Characteristics of someone struggling with co-dependency may include, but are not limited to:
- Assuming responsibility for other’s feelings and behaviors.
- Feeling guilty about other’s feelings and behaviors.
- Having difficulty identifying or expressing one’s own feelings.
- Minimizing, altering, or denying how one truly feels.
- Worrying about how others may respond to your feelings, opinions, and behavior.
- Valuing others opinions and feelings more than your own.
- Living with messages of not being good enough, valued, or loved.
- Fear of expressing different opinions or feelings from those of others.
- Fear of being hurt and/or rejected by others.
- Compromising one’s own beliefs, values, and integrity to avoid other’s rejection or anger.
- Over-functioning to be needed, valued, or loved.
- Tolerating mistreatment or abuse from others while justifying their behavior and trying to defend them.
- Overly caring for others at the expense of one’s own self needs; feeling victimized and “used” as a result.
- Anxiety in saying “no” to someone, even when saying “yes” would be at great inconvenience.
- Directly or indirectly attempting to fix, manage, or control another person’s problems to help them avoid feeling bad or experiencing the consequences of their choices.
- Judging everything you think, say, or do harshly, as never being “good enough.” A perfectionist at heart.
- Feels conflicted by a desire to be needed and resentment for feeling obligated in serving others.

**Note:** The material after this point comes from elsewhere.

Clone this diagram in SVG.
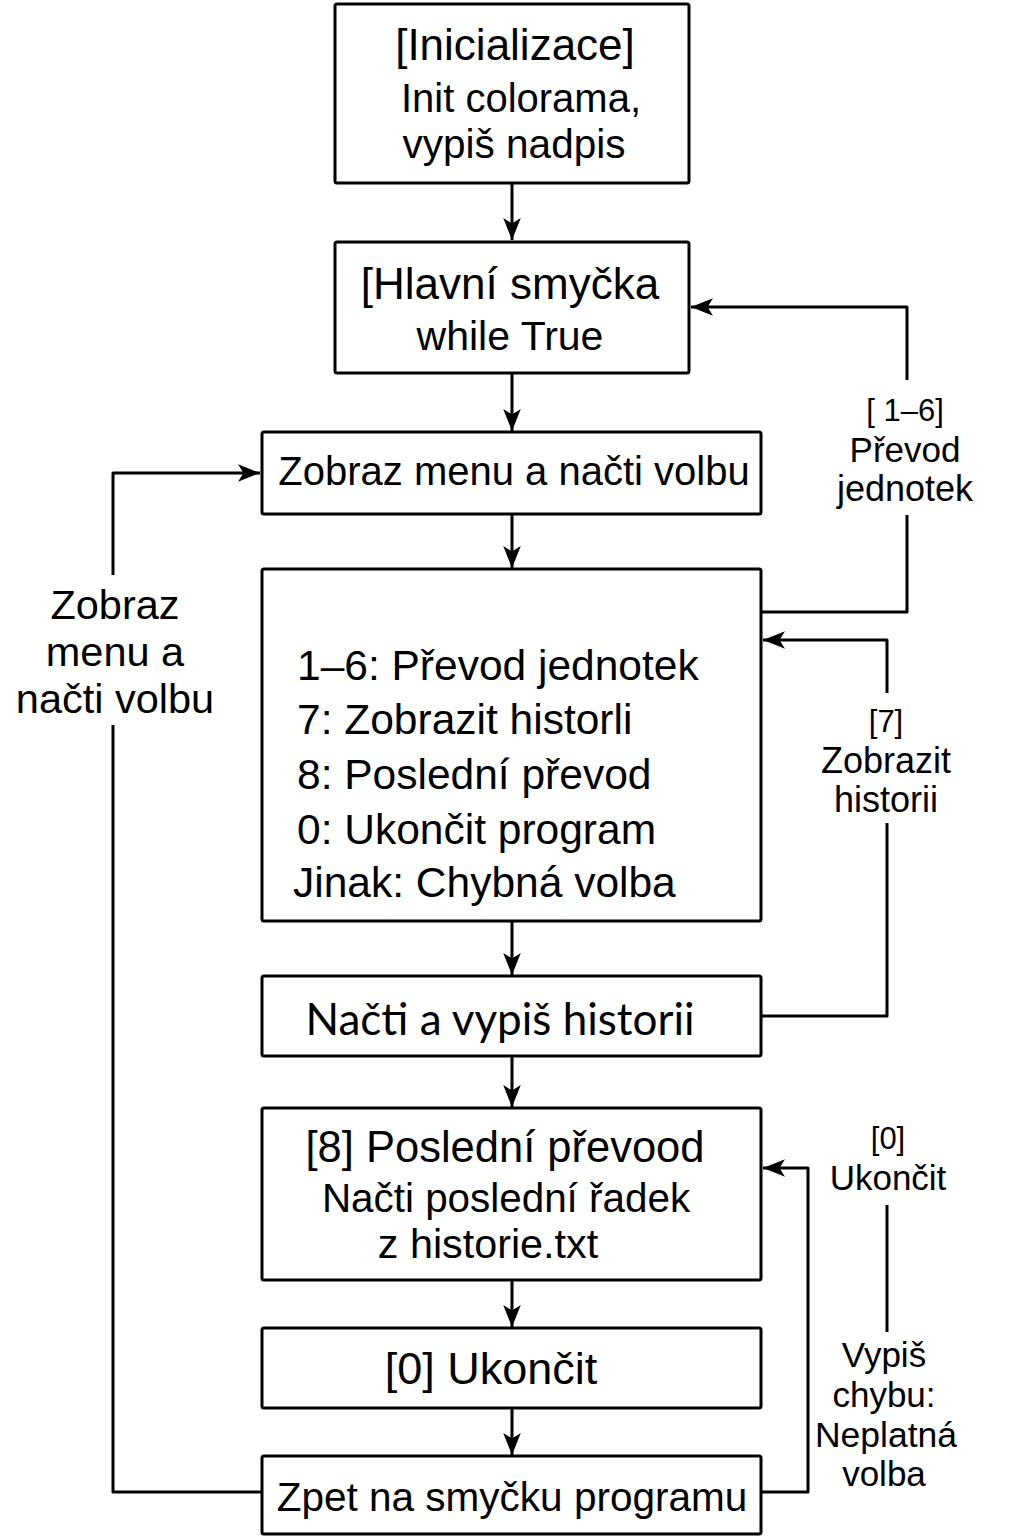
<svg xmlns="http://www.w3.org/2000/svg" width="1024" height="1536" viewBox="0 0 1024 1536">
<defs>
<style>
.box{fill:#fff;stroke:#000;stroke-width:3}
.t{font-family:"Liberation Sans",Arial,sans-serif;fill:#000;text-anchor:middle}
.l{font-family:"Liberation Sans",Arial,sans-serif;fill:#000}
.c{fill:none;stroke:#000;stroke-width:3;stroke-linejoin:round}
</style>
<marker id="ah2" viewBox="0 0 20 16" refX="20" refY="8" markerWidth="22" markerHeight="18" markerUnits="userSpaceOnUse" orient="auto">
<path d="M0,0 L20,8 L0,16 L5,8 z" fill="#000"/>
</marker>
</defs>
<rect width="1024" height="1536" fill="#fff"/>
<g id="connectors">
<path class="c" d="M512,183 V240" marker-end="url(#ah2)"/>
<path class="c" d="M512,373 V431" marker-end="url(#ah2)"/>
<path class="c" d="M512,514 V568" marker-end="url(#ah2)"/>
<path class="c" d="M512,921 V975" marker-end="url(#ah2)"/>
<path class="c" d="M512,1056 V1107" marker-end="url(#ah2)"/>
<path class="c" d="M512,1280 V1327" marker-end="url(#ah2)"/>
<path class="c" d="M512,1408 V1455" marker-end="url(#ah2)"/>
<path class="c" d="M761,612 H907 V515"/>
<path class="c" d="M907,380 V307 H691" marker-end="url(#ah2)"/>
<path class="c" d="M761,1016 H887 V823"/>
<path class="c" d="M887,693 V640 H763" marker-end="url(#ah2)"/>
<path class="c" d="M761,1492 H808 V1168 H763" marker-end="url(#ah2)"/>
<path class="c" d="M887,1205 V1332"/>
<path class="c" d="M262,1492 H113 V725"/>
<path class="c" d="M113,575 V473 H260" marker-end="url(#ah2)"/>
</g>
<g id="lbl-1-6">
<text class="t" x="905" y="421" font-size="31">[ 1–6]</text>
<text class="t" x="905" y="462" font-size="35">Převod</text>
<text class="t" x="905" y="501" font-size="36">jednotek</text>
</g>
<g id="lbl-7">
<text class="t" x="886" y="732" font-size="31">[7]</text>
<text class="t" x="886" y="773" font-size="36">Zobrazit</text>
<text class="t" x="886" y="812" font-size="36">historii</text>
</g>
<g id="lbl-0">
<text class="t" x="888" y="1149" font-size="31">[0]</text>
<text class="t" x="888" y="1190" font-size="35">Ukončit</text>
<text class="t" x="884" y="1367" font-size="35">Vypiš</text>
<text class="t" x="884" y="1407" font-size="35">chybu:</text>
<text class="t" x="886" y="1447" font-size="35.5">Neplatná</text>
<text class="t" x="884" y="1486" font-size="35">volba</text>
</g>
<g id="lbl-left">
<text class="t" x="115" y="619" font-size="41.5">Zobraz</text>
<text class="t" x="115" y="666" font-size="41.5">menu a</text>
<text class="t" x="115" y="713" font-size="41.5">načti volbu</text>
</g>
<g id="n1">
<rect class="box" x="335" y="4" width="354" height="179" rx="2"/>
<text class="t" x="515" y="60" font-size="44">[Inicializace]</text>
<text class="t" x="521" y="112" font-size="40">Init colorama,</text>
<text class="t" x="514" y="158" font-size="40.5">vypiš nadpis</text>
</g>
<g id="n2">
<rect class="box" x="335" y="242" width="354" height="131" rx="2"/>
<text class="t" x="510" y="299" font-size="44">[Hlavní smyčka</text>
<text class="t" x="510" y="350" font-size="41">while True</text>
</g>
<g id="n3">
<rect class="box" x="262" y="432" width="499" height="82" rx="2"/>
<text class="t" x="514" y="485" font-size="40">Zobraz menu a načti volbu</text>
</g>
<g id="n4">
<rect class="box" x="262" y="569" width="499" height="352" rx="2"/>
<text class="l" x="297" y="680" font-size="42.5">1–6: Převod jednotek</text>
<text class="l" x="297" y="734" font-size="42.5">7: Zobrazit historli</text>
<text class="l" x="297" y="789" font-size="42.5">8: Poslední převod</text>
<text class="l" x="297" y="844" font-size="42.5">0: Ukončit program</text>
<text class="l" x="293" y="897" font-size="42.5">Jinak: Chybná volba</text>
</g>
<g id="n5">
<rect class="box" x="262" y="976" width="499" height="80" rx="2"/>
<text class="t" x="500" y="1035" font-size="44" style="font-family:Lato,'Open Sans',sans-serif">Načti a vypiš historii</text>
</g>
<g id="n6">
<rect class="box" x="262" y="1108" width="499" height="172" rx="2"/>
<text class="t" x="505" y="1162" font-size="43.5">[8] Poslední převood</text>
<text class="t" x="506" y="1212" font-size="40.4">Načti poslední řadek</text>
<text class="t" x="488" y="1258" font-size="41.3">z historie.txt</text>
</g>
<g id="n7">
<rect class="box" x="262" y="1328" width="499" height="80" rx="2"/>
<text class="t" x="491" y="1384" font-size="45">[0] Ukončit</text>
</g>
<g id="n8">
<rect class="box" x="262" y="1456" width="499" height="78" rx="2"/>
<text class="t" x="512" y="1511" font-size="40.5">Zpet na smyčku programu</text>
</g>
</svg>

- Being extremely loyal, to the point of remaining in harmful situations too long.
- Feels bound in relationships by performance (what I do) rather than core value and worth (who I am).
- Avoids conflict with other people to the point of being unable to speak true feelings or asking for valid needs to be met.
How We Find Recovery
Through a relationship with Jesus Christ as Savior and Higher Power, and by working through the 8 principles and the Christ-centered 12 steps, we can find freedom from our hurts, hang ups and habits.
Characteristics of someone in recovery for codependency may include but are not limited to:
- Accept Jesus Christ as Higher Power.
- Working the 12 step recovery process diligently and consistently.
- Accepting and walking in the biblical truth that our identity and value are who we are in Christ, and not based on how others view us, what we do, or the service we perform.
- Learning to recognize and enforce healthy boundaries that accurately establish where we end and another person begins. Not allowing others to compromise those boundaries.
- Learning how to help others in suitable ways, without rescuing or fixing; allowing them to act independently, allowing them to own the results of their choices and behavior.
- Performing acts of service as a choice, not out of duty or for recognition and value from others. Serving with joy using God-given talents and abilities.
- Learning to live a balanced life where self-care and taking responsibility for our own health and well-being take priority over the addictive behavior and control of others.